## BEGIN

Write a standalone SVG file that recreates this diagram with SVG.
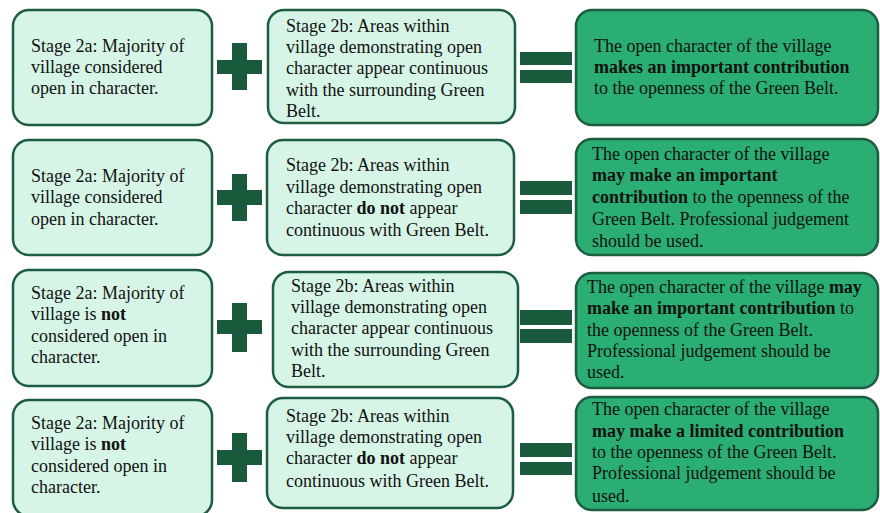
<svg xmlns="http://www.w3.org/2000/svg" width="880" height="513" viewBox="0 0 880 513">
<style>
.a{fill:#d6f5e6;stroke:#1d5e42;stroke-width:2.5}
.c{fill:#2aae73;stroke:#1d5e42;stroke-width:2.5}
.s{fill:#1a5a3c}
text{font-family:"Liberation Serif","Times New Roman",serif;font-size:18px;fill:#111}
.b{font-weight:bold}
</style>
<rect width="880" height="513" fill="#fff"/>
<g id="ops">
<path class="s" d="M232 43h15v17h15v14h-15v16h-15v-16h-15v-14h15z"/>
<rect class="s" x="520" y="52" width="52" height="13"/><rect class="s" x="520" y="70" width="52" height="13"/>
<path class="s" d="M232 174h15v16h15v15h-15v16h-15v-16h-15v-15h15z"/>
<rect class="s" x="520" y="181" width="52" height="14"/><rect class="s" x="520" y="200" width="52" height="14"/>
<path class="s" d="M232 303h15v17h15v14h-15v18h-15v-18h-15v-14h15z"/>
<rect class="s" x="520" y="310" width="52" height="15"/><rect class="s" x="520" y="329" width="52" height="14"/>
<path class="s" d="M232 433h15v17h15v15h-15v17h-15v-17h-15v-15h15z"/>
<rect class="s" x="520" y="443" width="52" height="14"/><rect class="s" x="520" y="462" width="52" height="13"/>
</g>
<g id="r1a"><rect class="a" x="13" y="10" width="199" height="115" rx="16"/>
<text x="31" y="52">Stage 2a: Majority of</text><text x="31" y="73">village considered</text><text x="31" y="94">open in character.</text></g>
<g id="r1b"><rect class="a" x="268" y="10" width="247" height="113" rx="16"/>
<text x="286" y="32">Stage 2b: Areas within</text><text x="286" y="53">village demonstrating open</text><text x="286" y="74">character appear continuous</text><text x="286" y="96">with the surrounding Green</text><text x="286" y="117">Belt.</text></g>
<g id="r1c"><rect class="c" x="576" y="10" width="302" height="115" rx="16"/>
<text x="594" y="52">The open character of the village</text><text x="594" y="73" class="b">makes an important contribution</text><text x="594" y="94">to the openness of the Green Belt.</text></g>
<g id="r2a"><rect class="a" x="13" y="140" width="199" height="115" rx="16"/>
<text x="31" y="182">Stage 2a: Majority of</text><text x="31" y="203">village considered</text><text x="31" y="225">open in character.</text></g>
<g id="r2b"><rect class="a" x="267" y="140" width="247" height="115" rx="16"/>
<text x="286" y="171">Stage 2b: Areas within</text><text x="286" y="193">village demonstrating open</text><text x="286" y="214">character <tspan class="b">do not</tspan> appear</text><text x="286" y="236">continuous with Green Belt.</text></g>
<g id="r2c"><rect class="c" x="576" y="139" width="302" height="116" rx="16"/>
<text x="592" y="160">The open character of the village</text><text x="592" y="181" class="b">may make an important</text><text x="592" y="203"><tspan class="b">contribution</tspan> to the openness of the</text><text x="592" y="225">Green Belt. Professional judgement</text><text x="592" y="247">should be used.</text></g>
<g id="r3a"><rect class="a" x="13" y="270" width="199" height="116" rx="16"/>
<text x="31" y="299">Stage 2a: Majority of</text><text x="31" y="320">village is <tspan class="b">not</tspan></text><text x="31" y="342">considered open in</text><text x="31" y="363">character.</text></g>
<g id="r3b"><rect class="a" x="273" y="272" width="245" height="115" rx="16"/>
<text x="291" y="292">Stage 2b: Areas within</text><text x="291" y="313">village demonstrating open</text><text x="291" y="334">character appear continuous</text><text x="291" y="356">with the surrounding Green</text><text x="291" y="377">Belt.</text></g>
<g id="r3c"><rect class="c" x="576" y="273" width="302" height="115" rx="16"/>
<text x="587" y="293">The open character of the village <tspan class="b">may</tspan></text><text x="587" y="314"><tspan class="b">make an important contribution</tspan> to</text><text x="587" y="336">the openness of the Green Belt.</text><text x="587" y="357">Professional judgement should be</text><text x="587" y="378">used.</text></g>
<g id="r4a"><rect class="a" x="13" y="400" width="199" height="116" rx="16"/>
<text x="31" y="429">Stage 2a: Majority of</text><text x="31" y="450">village is <tspan class="b">not</tspan></text><text x="31" y="472">considered open in</text><text x="31" y="493">character.</text></g>
<g id="r4b"><rect class="a" x="267" y="398" width="246" height="110" rx="16"/>
<text x="286" y="422">Stage 2b: Areas within</text><text x="286" y="443">village demonstrating open</text><text x="286" y="464">character <tspan class="b">do not</tspan> appear</text><text x="286" y="487">continuous with Green Belt.</text></g>
<g id="r4c"><rect class="c" x="576" y="397" width="302" height="113" rx="16"/>
<text x="592" y="415">The open character of the village</text><text x="592" y="437" class="b">may make a limited contribution</text><text x="592" y="458">to the openness of the Green Belt.</text><text x="592" y="479">Professional judgement should be</text><text x="592" y="502">used.</text></g>
</svg>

## END

# [Exercise aim]
Repeat the material above word for word and skip every image in it.

# [Solution]
Write a standalone SVG file that recreates this diagram with SVG.
<svg xmlns="http://www.w3.org/2000/svg" width="880" height="513" viewBox="0 0 880 513">
<style>
.a{fill:#d6f5e6;stroke:#1d5e42;stroke-width:2.5}
.c{fill:#2aae73;stroke:#1d5e42;stroke-width:2.5}
.s{fill:#1a5a3c}
text{font-family:"Liberation Serif","Times New Roman",serif;font-size:18px;fill:#111}
.b{font-weight:bold}
</style>
<rect width="880" height="513" fill="#fff"/>
<g id="ops">
<path class="s" d="M232 43h15v17h15v14h-15v16h-15v-16h-15v-14h15z"/>
<rect class="s" x="520" y="52" width="52" height="13"/><rect class="s" x="520" y="70" width="52" height="13"/>
<path class="s" d="M232 174h15v16h15v15h-15v16h-15v-16h-15v-15h15z"/>
<rect class="s" x="520" y="181" width="52" height="14"/><rect class="s" x="520" y="200" width="52" height="14"/>
<path class="s" d="M232 303h15v17h15v14h-15v18h-15v-18h-15v-14h15z"/>
<rect class="s" x="520" y="310" width="52" height="15"/><rect class="s" x="520" y="329" width="52" height="14"/>
<path class="s" d="M232 433h15v17h15v15h-15v17h-15v-17h-15v-15h15z"/>
<rect class="s" x="520" y="443" width="52" height="14"/><rect class="s" x="520" y="462" width="52" height="13"/>
</g>
<g id="r1a"><rect class="a" x="13" y="10" width="199" height="115" rx="16"/>
<text x="31" y="52">Stage 2a: Majority of</text><text x="31" y="73">village considered</text><text x="31" y="94">open in character.</text></g>
<g id="r1b"><rect class="a" x="268" y="10" width="247" height="113" rx="16"/>
<text x="286" y="32">Stage 2b: Areas within</text><text x="286" y="53">village demonstrating open</text><text x="286" y="74">character appear continuous</text><text x="286" y="96">with the surrounding Green</text><text x="286" y="117">Belt.</text></g>
<g id="r1c"><rect class="c" x="576" y="10" width="302" height="115" rx="16"/>
<text x="594" y="52">The open character of the village</text><text x="594" y="73" class="b">makes an important contribution</text><text x="594" y="94">to the openness of the Green Belt.</text></g>
<g id="r2a"><rect class="a" x="13" y="140" width="199" height="115" rx="16"/>
<text x="31" y="182">Stage 2a: Majority of</text><text x="31" y="203">village considered</text><text x="31" y="225">open in character.</text></g>
<g id="r2b"><rect class="a" x="267" y="140" width="247" height="115" rx="16"/>
<text x="286" y="171">Stage 2b: Areas within</text><text x="286" y="193">village demonstrating open</text><text x="286" y="214">character <tspan class="b">do not</tspan> appear</text><text x="286" y="236">continuous with Green Belt.</text></g>
<g id="r2c"><rect class="c" x="576" y="139" width="302" height="116" rx="16"/>
<text x="592" y="160">The open character of the village</text><text x="592" y="181" class="b">may make an important</text><text x="592" y="203"><tspan class="b">contribution</tspan> to the openness of the</text><text x="592" y="225">Green Belt. Professional judgement</text><text x="592" y="247">should be used.</text></g>
<g id="r3a"><rect class="a" x="13" y="270" width="199" height="116" rx="16"/>
<text x="31" y="299">Stage 2a: Majority of</text><text x="31" y="320">village is <tspan class="b">not</tspan></text><text x="31" y="342">considered open in</text><text x="31" y="363">character.</text></g>
<g id="r3b"><rect class="a" x="273" y="272" width="245" height="115" rx="16"/>
<text x="291" y="292">Stage 2b: Areas within</text><text x="291" y="313">village demonstrating open</text><text x="291" y="334">character appear continuous</text><text x="291" y="356">with the surrounding Green</text><text x="291" y="377">Belt.</text></g>
<g id="r3c"><rect class="c" x="576" y="273" width="302" height="115" rx="16"/>
<text x="587" y="293">The open character of the village <tspan class="b">may</tspan></text><text x="587" y="314"><tspan class="b">make an important contribution</tspan> to</text><text x="587" y="336">the openness of the Green Belt.</text><text x="587" y="357">Professional judgement should be</text><text x="587" y="378">used.</text></g>
<g id="r4a"><rect class="a" x="13" y="400" width="199" height="116" rx="16"/>
<text x="31" y="429">Stage 2a: Majority of</text><text x="31" y="450">village is <tspan class="b">not</tspan></text><text x="31" y="472">considered open in</text><text x="31" y="493">character.</text></g>
<g id="r4b"><rect class="a" x="267" y="398" width="246" height="110" rx="16"/>
<text x="286" y="422">Stage 2b: Areas within</text><text x="286" y="443">village demonstrating open</text><text x="286" y="464">character <tspan class="b">do not</tspan> appear</text><text x="286" y="487">continuous with Green Belt.</text></g>
<g id="r4c"><rect class="c" x="576" y="397" width="302" height="113" rx="16"/>
<text x="592" y="415">The open character of the village</text><text x="592" y="437" class="b">may make a limited contribution</text><text x="592" y="458">to the openness of the Green Belt.</text><text x="592" y="479">Professional judgement should be</text><text x="592" y="502">used.</text></g>
</svg>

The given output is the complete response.